I agree. Good governance does not really go to any of the motivations that I found. There are certain aspects of a good government, without which you can sustain the motivation to fight (or create new ones), but those are separate from the idea of good governance.
Quote:
Originally Posted by
Bill Moore
I'm not sure what COIN strategy you're referring to, because frankly I am not aware of one in Afghanistan. I definitely don't see any focused on individual identity, but rather trying to create a largely non-existent identity of an Afghan national. To offer an answer to your question, once we realized the power of the "various" collective identities in Afghanistan should we have adjusted our strategy?
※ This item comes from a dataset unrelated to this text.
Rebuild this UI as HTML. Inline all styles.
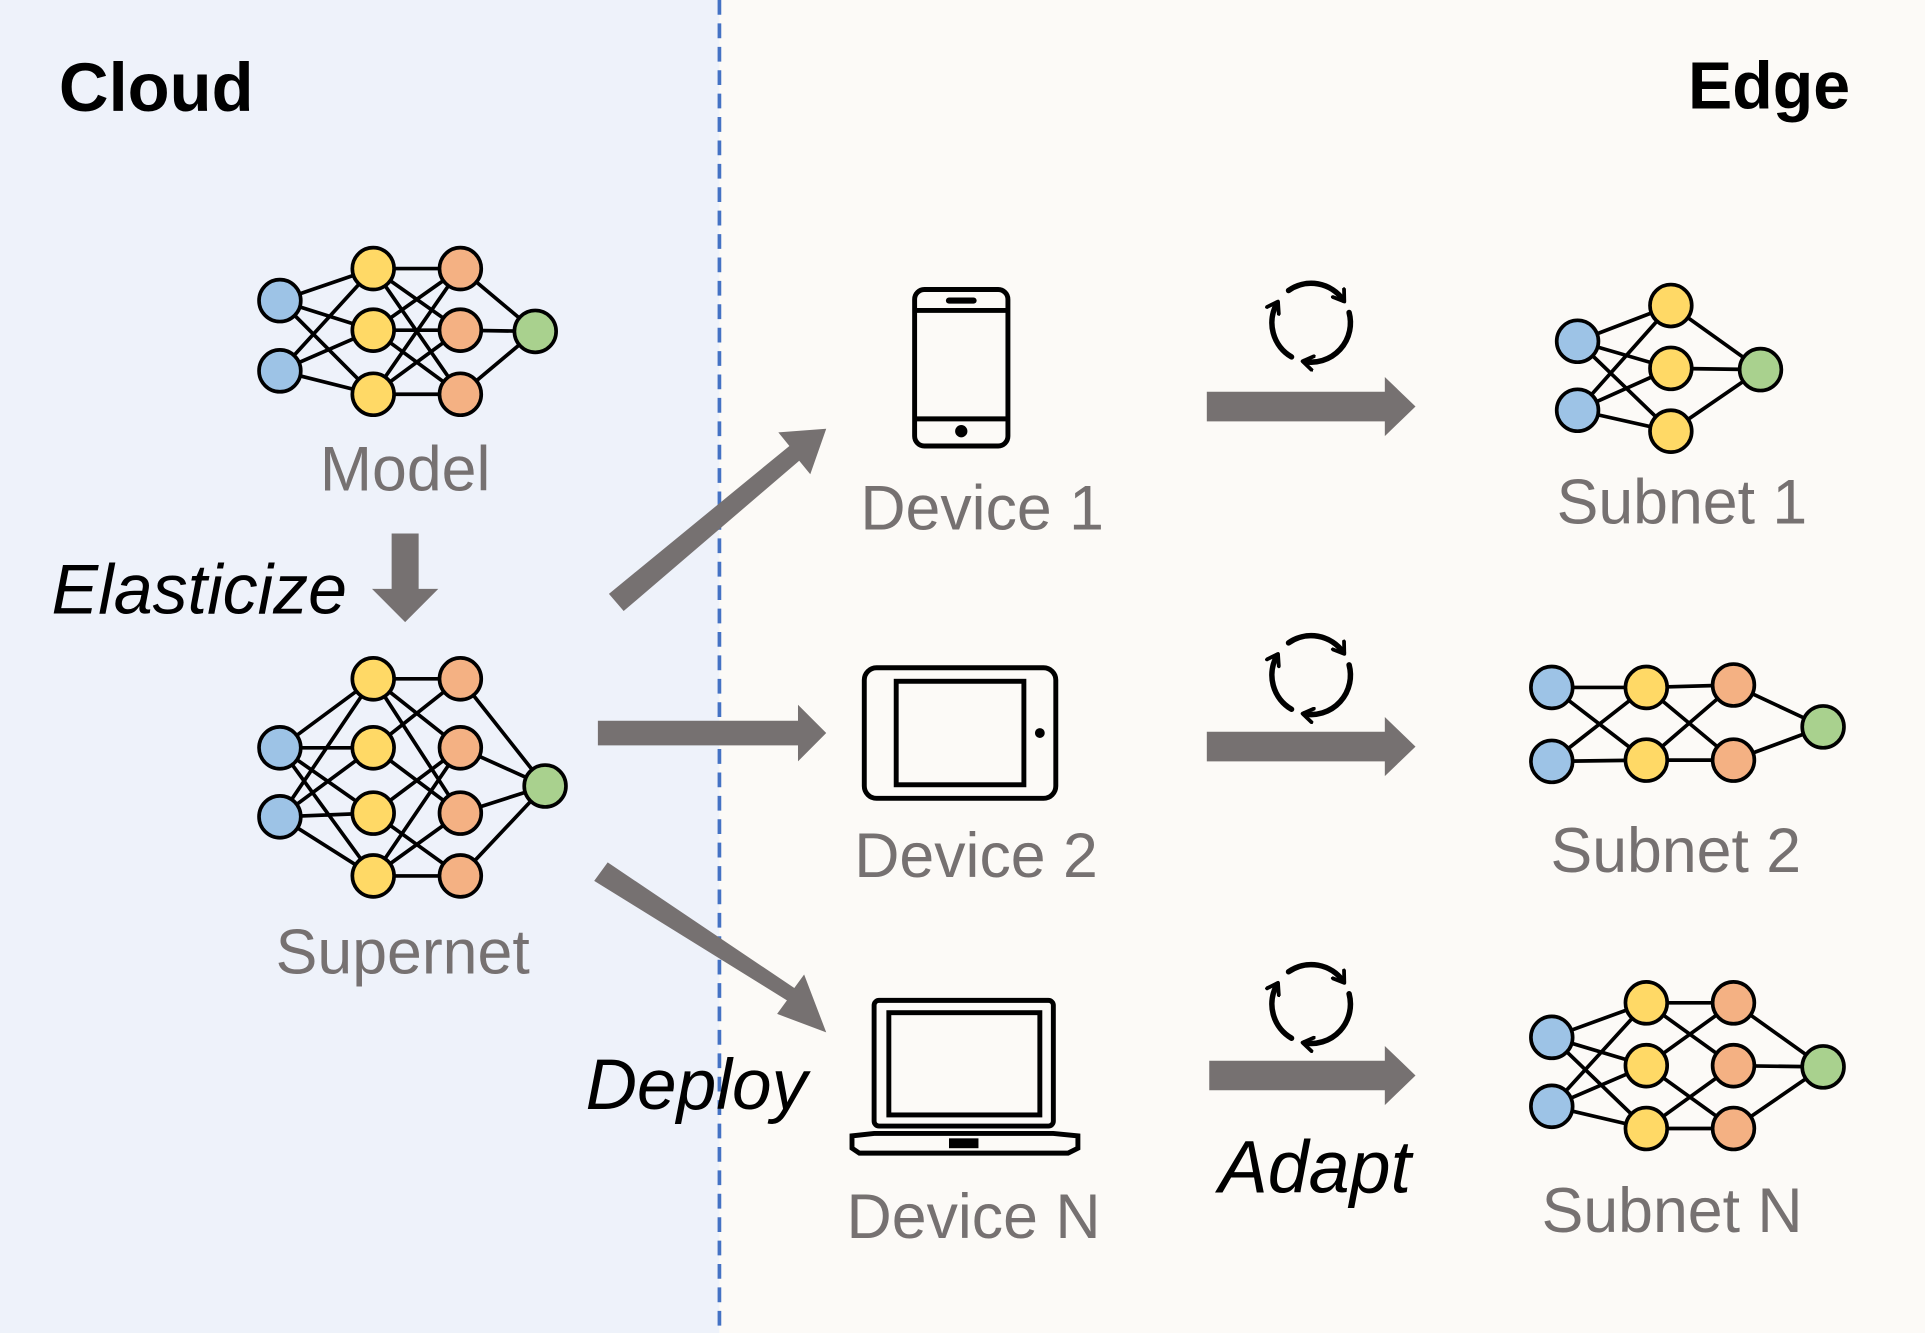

If our goal remains to build a national identity, then I our strategy definitely requires us to be aware of the various collective identities, but then we would need a way (I'm not proposing one exists) to convince them that first and foremost they should value their value as an Afghan national.
Funny, we kinda did that by putting infidels amongst them.
Quote:
Originally Posted by
Bill Moore
In my opinion we tend to treat most of these insurgencies as a bilateral event between the government and its disaffected people, yet in reality it is normally a multilateral event with different views within the government (not unlike ours), and definitely multiple groups of combatants fighting for different reasons, so the ideal state of a "legitimate government" accepted by all seems to be unreachable in many cases. When we realize that, then we need to adjust our strategy to pursue an achievable end that is better than when we first intervened, but far from perfect. We don't do that, we simply get tired of trying to achieve the impossible and go home.
Social engineering by force is a bad idea to start with. Not to say you can’t do it. I don’t have an answer for this one.
Quote:
Originally Posted by
Bill Moore
Like you said not much has really changed over the past few centuries when it comes to human nature.
I don’t think human nature has changed for the last 40,000 years. I think that the conditions humans find themselves in have changed, and that has caused humans to behave differently.